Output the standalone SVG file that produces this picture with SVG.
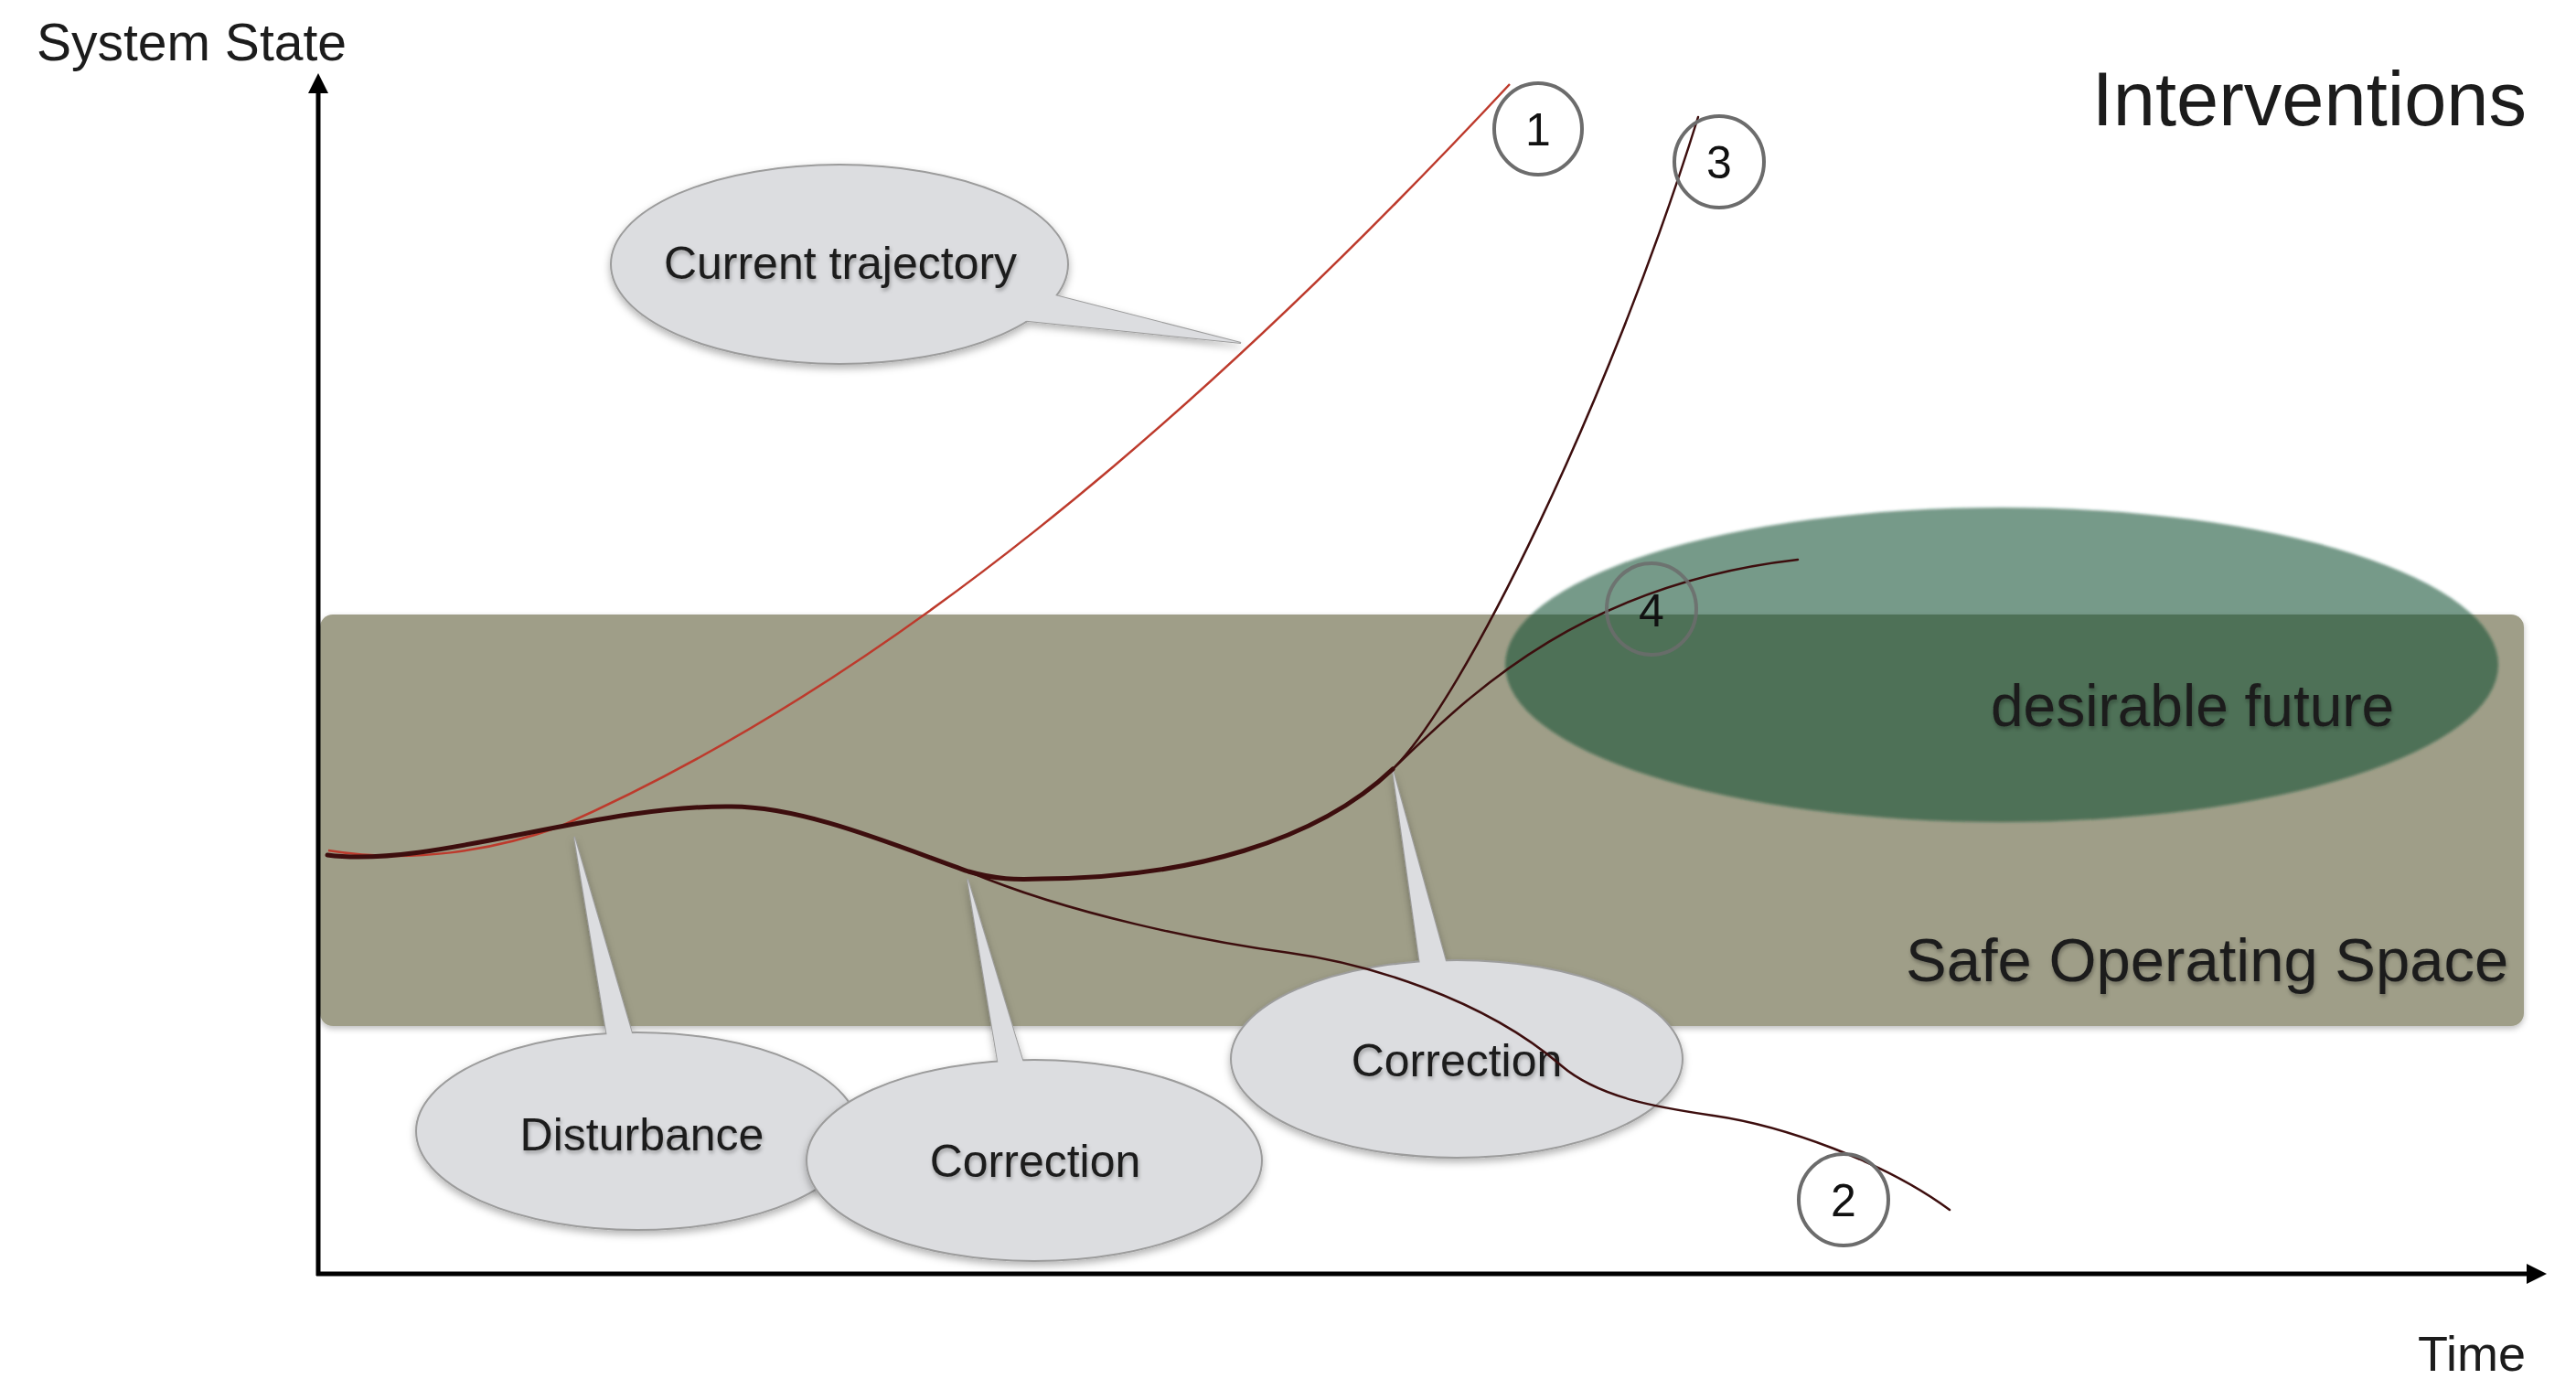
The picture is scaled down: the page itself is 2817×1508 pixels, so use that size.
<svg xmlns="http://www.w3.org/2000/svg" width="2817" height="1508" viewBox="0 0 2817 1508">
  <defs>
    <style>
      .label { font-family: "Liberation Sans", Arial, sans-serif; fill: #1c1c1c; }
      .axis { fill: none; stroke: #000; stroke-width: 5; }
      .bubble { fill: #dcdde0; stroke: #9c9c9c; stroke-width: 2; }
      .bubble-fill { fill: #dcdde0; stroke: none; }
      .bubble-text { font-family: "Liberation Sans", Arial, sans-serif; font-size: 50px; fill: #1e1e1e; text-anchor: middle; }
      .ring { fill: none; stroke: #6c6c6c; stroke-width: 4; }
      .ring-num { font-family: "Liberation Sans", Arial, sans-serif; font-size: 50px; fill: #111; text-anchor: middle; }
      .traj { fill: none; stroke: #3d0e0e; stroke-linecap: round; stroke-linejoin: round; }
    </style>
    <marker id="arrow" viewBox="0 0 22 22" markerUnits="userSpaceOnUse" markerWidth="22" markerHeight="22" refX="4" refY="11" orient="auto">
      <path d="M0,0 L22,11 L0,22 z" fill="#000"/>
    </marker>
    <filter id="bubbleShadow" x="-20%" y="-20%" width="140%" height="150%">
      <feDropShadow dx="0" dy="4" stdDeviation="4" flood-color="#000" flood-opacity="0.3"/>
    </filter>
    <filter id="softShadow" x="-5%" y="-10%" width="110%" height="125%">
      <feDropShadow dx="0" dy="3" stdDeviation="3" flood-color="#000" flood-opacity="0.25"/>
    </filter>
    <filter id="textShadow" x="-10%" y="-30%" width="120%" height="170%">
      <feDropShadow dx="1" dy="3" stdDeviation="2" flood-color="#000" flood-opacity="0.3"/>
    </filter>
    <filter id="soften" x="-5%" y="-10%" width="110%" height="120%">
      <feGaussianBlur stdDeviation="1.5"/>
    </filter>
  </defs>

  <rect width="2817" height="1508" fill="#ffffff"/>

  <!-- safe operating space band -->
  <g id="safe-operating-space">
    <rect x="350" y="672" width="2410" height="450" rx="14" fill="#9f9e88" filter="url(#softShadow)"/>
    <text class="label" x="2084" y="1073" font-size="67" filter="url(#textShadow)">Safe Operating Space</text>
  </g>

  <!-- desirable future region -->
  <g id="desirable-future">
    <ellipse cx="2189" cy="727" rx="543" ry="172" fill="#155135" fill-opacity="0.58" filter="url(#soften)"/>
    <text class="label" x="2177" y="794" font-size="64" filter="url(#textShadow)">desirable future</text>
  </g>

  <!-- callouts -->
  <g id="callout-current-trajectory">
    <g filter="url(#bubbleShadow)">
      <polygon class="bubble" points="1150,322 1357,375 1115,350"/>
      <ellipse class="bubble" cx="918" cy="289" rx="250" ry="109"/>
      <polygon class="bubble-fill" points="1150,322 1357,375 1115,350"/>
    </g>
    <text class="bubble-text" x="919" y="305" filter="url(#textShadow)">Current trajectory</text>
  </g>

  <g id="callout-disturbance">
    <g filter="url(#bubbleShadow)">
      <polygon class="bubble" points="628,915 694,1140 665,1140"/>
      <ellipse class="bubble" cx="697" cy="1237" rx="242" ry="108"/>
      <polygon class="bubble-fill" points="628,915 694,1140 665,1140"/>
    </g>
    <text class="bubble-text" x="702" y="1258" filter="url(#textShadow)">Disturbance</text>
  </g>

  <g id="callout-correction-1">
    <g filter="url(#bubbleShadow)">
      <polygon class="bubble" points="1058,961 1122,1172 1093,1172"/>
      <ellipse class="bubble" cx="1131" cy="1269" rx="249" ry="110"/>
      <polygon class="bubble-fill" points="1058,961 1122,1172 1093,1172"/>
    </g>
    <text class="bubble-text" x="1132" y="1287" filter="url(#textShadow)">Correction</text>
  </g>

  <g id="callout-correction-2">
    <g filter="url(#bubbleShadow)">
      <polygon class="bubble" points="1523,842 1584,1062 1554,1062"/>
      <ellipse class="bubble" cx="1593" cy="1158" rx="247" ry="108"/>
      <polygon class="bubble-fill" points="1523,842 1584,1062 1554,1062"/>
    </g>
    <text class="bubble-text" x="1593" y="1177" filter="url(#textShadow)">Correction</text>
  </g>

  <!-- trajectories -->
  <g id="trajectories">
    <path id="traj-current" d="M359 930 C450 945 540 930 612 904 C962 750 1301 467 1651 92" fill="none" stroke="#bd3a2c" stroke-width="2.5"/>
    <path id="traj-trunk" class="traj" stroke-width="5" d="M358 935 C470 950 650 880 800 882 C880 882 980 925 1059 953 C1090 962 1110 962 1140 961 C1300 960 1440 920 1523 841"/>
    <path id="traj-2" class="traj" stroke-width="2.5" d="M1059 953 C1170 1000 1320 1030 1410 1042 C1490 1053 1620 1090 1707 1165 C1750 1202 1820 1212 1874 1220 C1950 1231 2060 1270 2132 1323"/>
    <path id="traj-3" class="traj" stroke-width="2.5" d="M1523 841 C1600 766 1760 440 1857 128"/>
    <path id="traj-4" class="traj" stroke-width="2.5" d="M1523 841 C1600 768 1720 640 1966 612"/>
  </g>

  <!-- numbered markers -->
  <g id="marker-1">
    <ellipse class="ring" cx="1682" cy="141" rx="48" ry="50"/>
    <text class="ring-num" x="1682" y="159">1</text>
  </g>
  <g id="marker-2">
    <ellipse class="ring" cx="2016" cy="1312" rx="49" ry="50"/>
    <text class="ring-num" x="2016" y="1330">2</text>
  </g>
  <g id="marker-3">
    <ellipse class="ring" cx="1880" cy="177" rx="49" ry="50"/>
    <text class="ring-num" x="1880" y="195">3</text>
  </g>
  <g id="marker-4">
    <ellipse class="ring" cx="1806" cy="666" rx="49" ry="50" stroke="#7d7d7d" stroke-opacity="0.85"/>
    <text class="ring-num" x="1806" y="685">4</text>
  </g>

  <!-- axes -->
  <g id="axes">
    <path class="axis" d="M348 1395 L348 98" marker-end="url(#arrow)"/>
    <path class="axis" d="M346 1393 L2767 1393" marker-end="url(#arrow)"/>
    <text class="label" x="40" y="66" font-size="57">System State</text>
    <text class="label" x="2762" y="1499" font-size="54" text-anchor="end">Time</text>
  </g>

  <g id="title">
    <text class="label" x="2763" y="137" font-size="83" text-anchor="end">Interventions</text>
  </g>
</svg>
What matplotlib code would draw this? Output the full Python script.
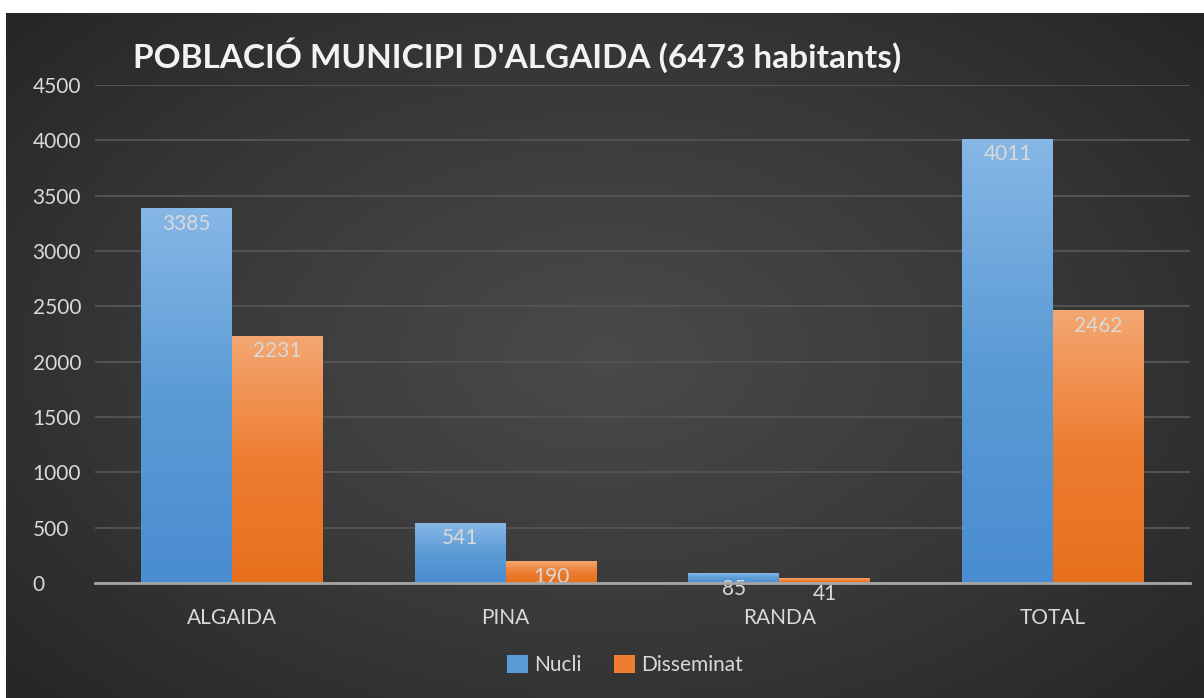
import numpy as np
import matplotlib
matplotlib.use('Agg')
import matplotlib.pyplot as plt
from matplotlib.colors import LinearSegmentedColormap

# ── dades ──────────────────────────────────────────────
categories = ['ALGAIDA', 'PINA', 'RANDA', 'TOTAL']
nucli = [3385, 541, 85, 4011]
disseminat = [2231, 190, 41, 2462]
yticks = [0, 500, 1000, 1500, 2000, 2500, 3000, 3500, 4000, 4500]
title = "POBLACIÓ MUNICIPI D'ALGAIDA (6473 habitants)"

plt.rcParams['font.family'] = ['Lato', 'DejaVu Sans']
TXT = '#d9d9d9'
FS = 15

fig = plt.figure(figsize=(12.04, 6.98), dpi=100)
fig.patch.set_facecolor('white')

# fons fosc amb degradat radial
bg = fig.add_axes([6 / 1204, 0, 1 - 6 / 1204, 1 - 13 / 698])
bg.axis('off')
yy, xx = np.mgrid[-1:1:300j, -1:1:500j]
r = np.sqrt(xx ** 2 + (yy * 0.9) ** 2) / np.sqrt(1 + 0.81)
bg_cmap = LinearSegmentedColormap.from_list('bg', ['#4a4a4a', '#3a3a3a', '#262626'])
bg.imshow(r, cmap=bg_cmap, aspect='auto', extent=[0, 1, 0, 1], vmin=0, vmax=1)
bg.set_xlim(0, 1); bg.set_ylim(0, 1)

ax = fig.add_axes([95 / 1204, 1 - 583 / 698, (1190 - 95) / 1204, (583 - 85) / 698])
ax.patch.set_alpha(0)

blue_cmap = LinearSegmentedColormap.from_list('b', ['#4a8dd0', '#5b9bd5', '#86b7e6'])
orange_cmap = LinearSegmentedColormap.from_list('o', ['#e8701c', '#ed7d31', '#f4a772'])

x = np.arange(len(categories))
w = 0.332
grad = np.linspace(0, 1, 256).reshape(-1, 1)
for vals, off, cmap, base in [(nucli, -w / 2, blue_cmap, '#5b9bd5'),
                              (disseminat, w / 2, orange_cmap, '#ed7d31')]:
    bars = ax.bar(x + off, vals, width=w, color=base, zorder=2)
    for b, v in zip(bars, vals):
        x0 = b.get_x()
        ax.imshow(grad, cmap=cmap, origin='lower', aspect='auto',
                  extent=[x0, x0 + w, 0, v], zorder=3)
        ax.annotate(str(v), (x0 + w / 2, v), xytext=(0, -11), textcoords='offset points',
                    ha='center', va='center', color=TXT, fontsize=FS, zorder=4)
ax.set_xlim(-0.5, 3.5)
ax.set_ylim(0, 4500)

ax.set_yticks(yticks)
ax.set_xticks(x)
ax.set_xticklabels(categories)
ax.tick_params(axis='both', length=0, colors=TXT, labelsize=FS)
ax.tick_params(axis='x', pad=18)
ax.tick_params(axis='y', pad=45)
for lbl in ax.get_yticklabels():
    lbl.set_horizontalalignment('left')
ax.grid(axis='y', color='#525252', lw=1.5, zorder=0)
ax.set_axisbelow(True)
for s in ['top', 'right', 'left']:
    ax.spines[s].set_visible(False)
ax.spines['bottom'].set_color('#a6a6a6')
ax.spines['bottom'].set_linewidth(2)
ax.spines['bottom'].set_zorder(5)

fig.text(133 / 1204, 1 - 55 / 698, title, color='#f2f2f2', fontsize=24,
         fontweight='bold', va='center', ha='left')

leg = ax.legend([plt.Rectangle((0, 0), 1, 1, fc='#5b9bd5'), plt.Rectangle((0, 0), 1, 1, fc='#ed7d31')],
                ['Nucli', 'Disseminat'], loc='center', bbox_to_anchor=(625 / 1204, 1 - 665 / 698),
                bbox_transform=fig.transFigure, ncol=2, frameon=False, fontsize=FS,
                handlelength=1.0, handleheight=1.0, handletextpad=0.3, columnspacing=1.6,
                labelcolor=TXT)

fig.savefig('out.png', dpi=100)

____

# SHORT TASK:
Filter the listing above by the word "Output"; copy each line that passes.

# EXERCISE ANSWER:
Output the standalone SVG file that produces this picture with SVG.
What matplotlib code would draw this? Output the full Python script.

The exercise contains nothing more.